The Awami League was much sinned against in the decade-long period of Field Marshal Mohammad Ayub Khan between October 1958 and March 1969. Banned under martial law, it would re-emerge in 1962 but only as part of an alliance of opposition political parties. Placed under arrest and then freed, Suhrawardy left the country, to die in Beirut in 1963. Earlier, a leading figure of the party, Shamsul Haq, went missing along the way, figuratively speaking. He would die sad and forlorn. Meanwhile, power in the party clearly was beginning to pass into the hands of a radical group of young leaders headed by Sheikh Mujibur Rahman. In early 1964, Mujib revived the Awami League and moved out of the opposition front.
A defining moment for the Awami League came in February 1966, when Sheikh Mujibur Rahman placed a Six-Point plan of regional autonomy for Pakistan's federating provinces at a conference of opposition leaders in Lahore. It left the remnants of the old party leadership, personified by the likes of Nawabzada Nasrullah Khan, horrified. It created consternation among the other opposition parties. And it pushed President Ayub Khan into threatening to employ the language of weapons against the party. Mujib, along with his young associates, was once again in prison by May 1966. That did not prevent Mizanur Rahman Chowdhury and Amena Begum, two young leaders of the party, from organizing an unprecedented general strike in support of the Six Points throughout East Pakistan on 7 June 1966.
By January 1968, he would be the principal accused in the Agartala Conspiracy Case instituted by the regime against him and thirty four Bengali civilian and military personnel. His party was under relentless assault. Increasingly subjected to brutality, the party struggled to hold on. It took the blows patiently. A year later, it was marching back to life in freedom as popular support replenished its energy. A free Mujib, once the conspiracy case was withdrawn, became Bangabandhu. He travelled to Rawalpindi for a round table conference, a leader on the march.
The 1970s tale …
Bengali support for Bangabandhu and his party came through the electoral triumph of December 1970. A year later, the Pakistanis having murdered three million Bengalis, Bengali politics having taken to guerrilla warfare, Bangladesh was a free people's republic. Three and a half years later, Baksal took over where the Awami League had been. A one-party state, militating against the values upheld by the original party, was in place. Disaster struck only months later. Bangabandhu and the four leaders of the Mujibnagar government were shot down, in a coup led by the rightwing Awami Leaguer Khondokar Moshtaque Ahmed.

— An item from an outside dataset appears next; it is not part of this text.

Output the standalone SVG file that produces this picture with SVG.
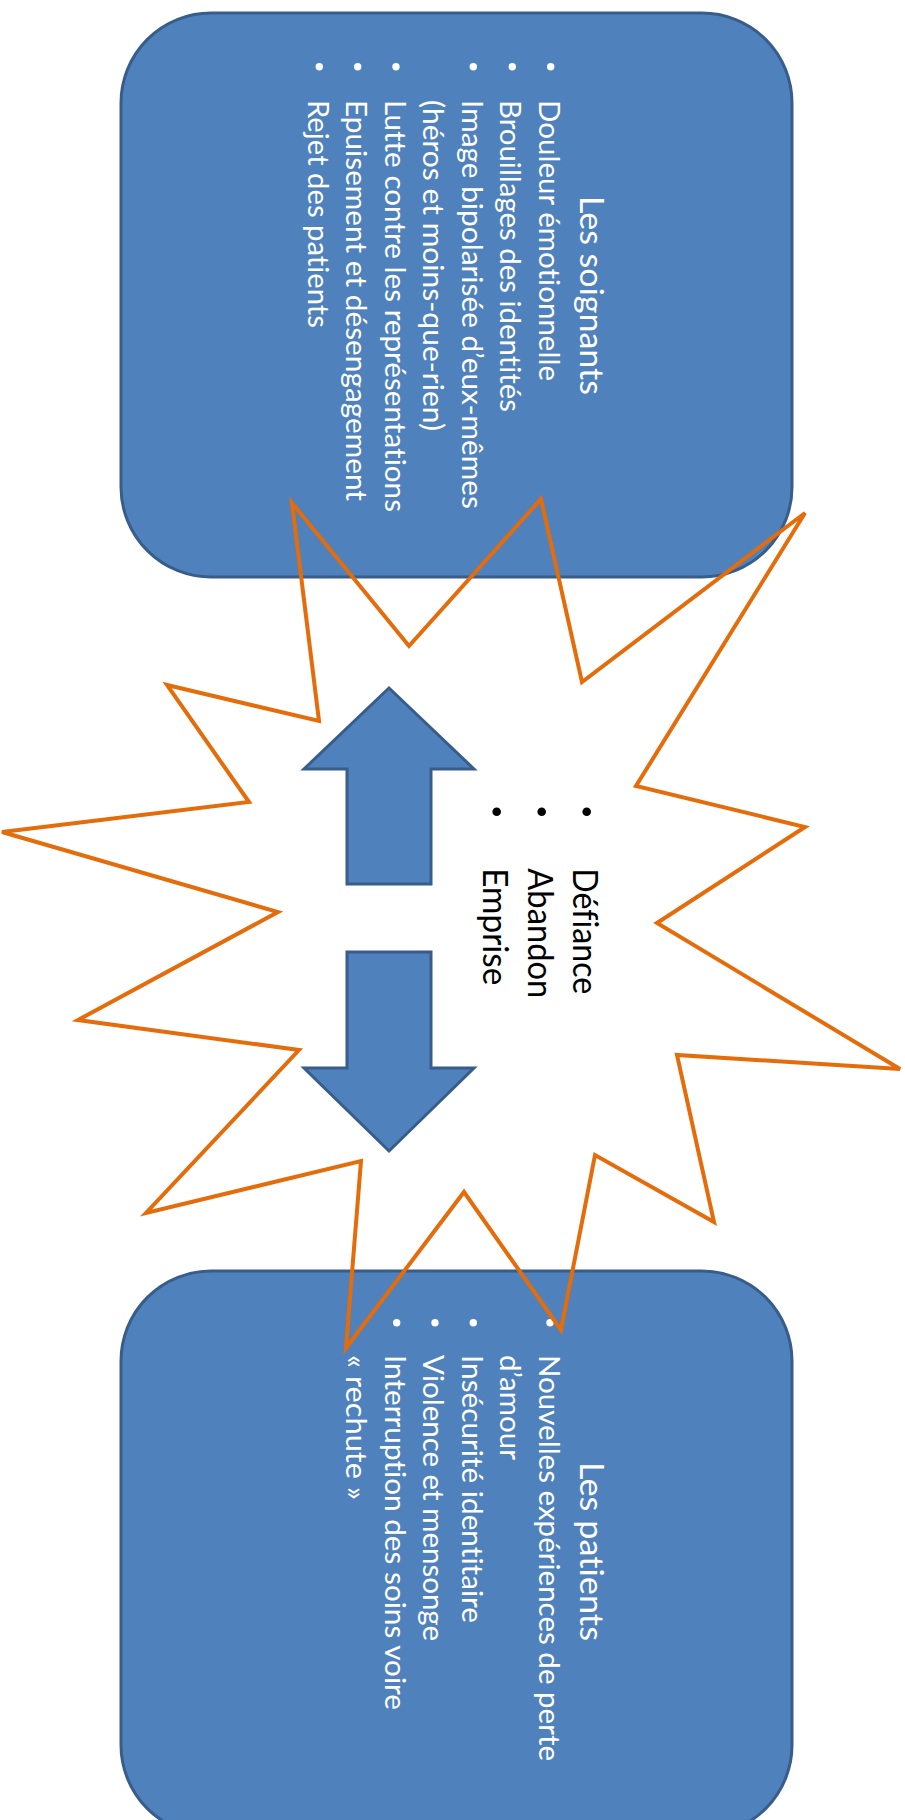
<svg xmlns="http://www.w3.org/2000/svg" width="905" height="1820" viewBox="0 0 905 1820">
<style>
.box{fill:#4F81BD;stroke:#385D8A;stroke-width:3}
.arrow{fill:#4F81BD;stroke:#385D8A;stroke-width:3;stroke-linejoin:miter}
.star{fill:none;stroke:#E46C0A;stroke-width:4;stroke-linejoin:miter}
text{font-variant-ligatures:none}
.title{font-family:Lato,"Liberation Sans",sans-serif;font-size:33.5px;fill:#FFFFFF}
.body{font-family:Lato,"Liberation Sans",sans-serif;font-size:29.5px;fill:#FFFFFF}
.mid{font-family:Lato,"Liberation Sans",sans-serif;font-size:34px;fill:#000000}
.wb{fill:#FFFFFF}
.bb{fill:#000000}
</style>
<rect width="905" height="1820" fill="#FFFFFF"/>
<g id="node-soignants">
<rect class="box" x="121" y="13" width="671" height="564" rx="90" ry="90"/>
<text class="title" text-anchor="middle" transform="translate(579.5,295.5) rotate(90)" textLength="199" lengthAdjust="spacingAndGlyphs">Les soignants</text>
<circle class="wb" cx="550.7" cy="66.7" r="3.7"/>
<circle class="wb" cx="512.3" cy="66.7" r="3.7"/>
<circle class="wb" cx="473.3" cy="66.7" r="3.7"/>
<circle class="wb" cx="396" cy="66.7" r="3.7"/>
<circle class="wb" cx="357.7" cy="66.7" r="3.7"/>
<circle class="wb" cx="319.3" cy="66.7" r="3.7"/>
<text class="body" transform="translate(538.5,100) rotate(90)" textLength="281" lengthAdjust="spacingAndGlyphs">Douleur émotionnelle</text>
<text class="body" transform="translate(500,100) rotate(90)" textLength="312" lengthAdjust="spacingAndGlyphs">Brouillages des identités</text>
<text class="body" transform="translate(461.5,100) rotate(90)" textLength="409" lengthAdjust="spacingAndGlyphs">Image bipolarisée d’eux-mêmes</text>
<text class="body" transform="translate(423,100) rotate(90)" textLength="331" lengthAdjust="spacingAndGlyphs">(héros et moins-que-rien)</text>
<text class="body" transform="translate(384.5,100) rotate(90)" textLength="412" lengthAdjust="spacingAndGlyphs">Lutte contre les représentations</text>
<text class="body" transform="translate(346,100) rotate(90)" textLength="401" lengthAdjust="spacingAndGlyphs">Epuisement et désengagement</text>
<text class="body" transform="translate(307.5,100) rotate(90)" textLength="228" lengthAdjust="spacingAndGlyphs">Rejet des patients</text>
</g>
<g id="node-patients">
<rect class="box" x="121" y="1271" width="671" height="564" rx="90" ry="90"/>
<text class="title" text-anchor="middle" transform="translate(579.5,1551.5) rotate(90)" textLength="179" lengthAdjust="spacingAndGlyphs">Les patients</text>
<circle class="wb" cx="550" cy="1322.7" r="3.7"/>
<circle class="wb" cx="473.3" cy="1322.7" r="3.7"/>
<circle class="wb" cx="435" cy="1322.7" r="3.7"/>
<circle class="wb" cx="396.7" cy="1322.7" r="3.7"/>
<text class="body" transform="translate(538.5,1355) rotate(90)" textLength="406" lengthAdjust="spacingAndGlyphs">Nouvelles expériences de perte</text>
<text class="body" transform="translate(500,1355) rotate(90)" textLength="105" lengthAdjust="spacingAndGlyphs">d’amour</text>
<text class="body" transform="translate(461.7,1355) rotate(90)" textLength="268" lengthAdjust="spacingAndGlyphs">Insécurité identitaire</text>
<text class="body" transform="translate(423.3,1355) rotate(90)" textLength="286" lengthAdjust="spacingAndGlyphs">Violence et mensonge</text>
<text class="body" transform="translate(384.5,1355) rotate(90)" textLength="355" lengthAdjust="spacingAndGlyphs">Interruption des soins voire</text>
<text class="body" transform="translate(346,1355) rotate(90)" textLength="145" lengthAdjust="spacingAndGlyphs">« rechute »</text>
</g>
<g id="connectors">
<polygon class="arrow" points="389,688 474,769 431,769 431,884 347,884 347,769 304,769"/>
<polygon class="arrow" points="389,1151 474,1068 431,1068 431,952 347,952 347,1068 304,1068"/>
</g>
<g id="node-star">
<polygon class="star" points="292,503 409,646 541,499 582,682 805,513 636,786 805,827 657,923 900,1069 677,1055 714,1222 595,1155 561,1330 464,1192 346,1348 361,1161 146,1213 299,1050 78,1020 278,912 2,832 249,802 167,685 319,721"/>
<circle class="bb" cx="586.7" cy="811.7" r="4.3"/>
<circle class="bb" cx="541.7" cy="811.7" r="4.3"/>
<circle class="bb" cx="496.7" cy="811.7" r="4.3"/>
<text class="mid" transform="translate(572.7,868.3) rotate(90)" textLength="126" lengthAdjust="spacingAndGlyphs">Défiance</text>
<text class="mid" transform="translate(527.7,868.3) rotate(90)" textLength="130" lengthAdjust="spacingAndGlyphs">Abandon</text>
<text class="mid" transform="translate(483.3,868.3) rotate(90)" textLength="117" lengthAdjust="spacingAndGlyphs">Emprise</text>
</g>
</svg>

In the darkness between August 1975 and May 1981, it was back to struggle. Mizan Chowdhury and Dewan Farid Gazi held their factions together. And then it was Zohra Tajuddin who bravely fought on, until Sheikh Hasina took charge in 1981. She took the party back to power twenty one years after 1975. And Hasina has been there since, as the longest surviving leader of the party.
The Awami League then is quite removed from the Awami League now. It was once a politicians' club. It is now a happy hunting ground of politicians, businessmen, retired military officers and superannuated bureaucrats. Then, its politics was collegial, even if men like Bangabandhu were Olympian in height. Now, the party chief is in absolute command.
Despite everything, the centre has held for the party. Things have not fallen apart. It remains a metaphor for democratic politics. It has survived. Yet it must survive better, through returning to its old reputation --- that of being an inclusive organization reaching out to all citizens of Bangladesh.